Sliver (1991) is Levin's first novel in fifteen years. The story concerns voyeurism as practiced in a tall, narrow ("sliver") apartment building in Levin's own neighborhood, Manhattan's Upper East Side. Unknown to the tenants-who have an odd way of dying-the more-than-slightly-kinky owner has installed a secret closed-circuit television network in their apartments for his viewing pleasure. The psychotic landlord has an eye on a beautiful editor. "Sliver becomes so irresistible that it will have you phoning in sick," Thomas M. Disch wrote in Entertainment Weekly (February 15, 1991). And in her review for the Chicago Tribune (March 12, 1991), Linda Stewart observed, "Like Hitchco*ck, [Levin] knows how to push the right buttons….What a devastating movie this would make." Before publication, Sliver was sold to Bantam Books, along with ten-year licenses to reprint all of Levin's novels except A Kiss before Dying, for $1.02 million.
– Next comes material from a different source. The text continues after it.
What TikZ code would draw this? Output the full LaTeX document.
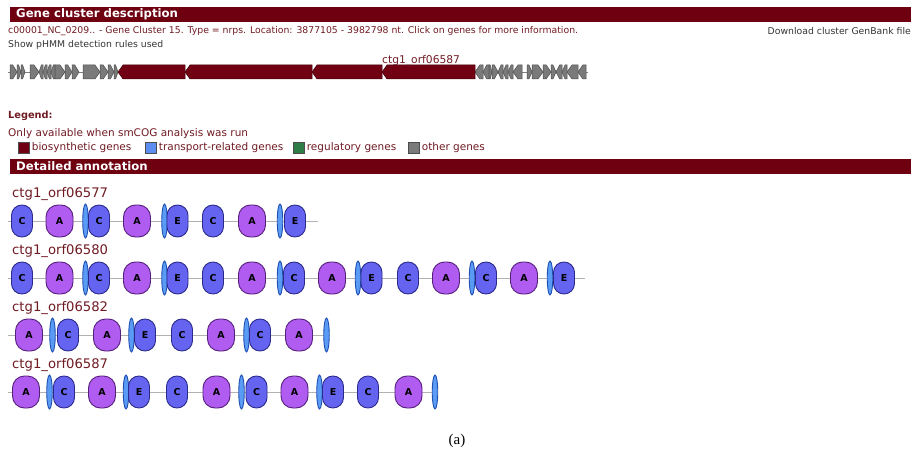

Although Levin constantly jots down in notebooks his ideas for possible books and plays, he never starts writing until he has worked out the plot in his mind and established most of the characters. During an interview with Tom Sutcliffe for the Guardian (October 31, 1978), he said, "I usually have just the beginning and ending in mind, and a general idea of what I'd like the middle to look like….I'm a very slow worker. I usually play with an idea for several years before it reaches the point where I'm ready to start." Rosemary's Baby and Deathtrap each took six years to complete. While working, he holes up in his apartment and sees virtually no one but his sons, writing only 500 words a day and going no further until he decides what he has written is perfect. "I have never been able to work unless I'm really excited about what I'm doing, unless it demands to be written," he has said. "That's why I've written relatively little, considering how long I've been at it."

Ira Levin is a tall, somewhat husky man whose beard and black, "Mongol-warrior eyes" have in the past been said to lend him an appropriately satanic air, but one interviewer once described him as a "shy, gracious grizzly of a man with a soft voice and laugh." Twice married and twice divorced, Levin has three grown sons by his first marriage. A longtime Park Avenue resident, he lives in a penthouse with a grand piano on a raised platform, a giant projection screen for watching television-and a telescope for checking out his neighbors. He belongs to the Authors Guild, the American Society of Composers, Authors, and Publishers, and the Dramatists Guild, of which he has been a council member since 1980.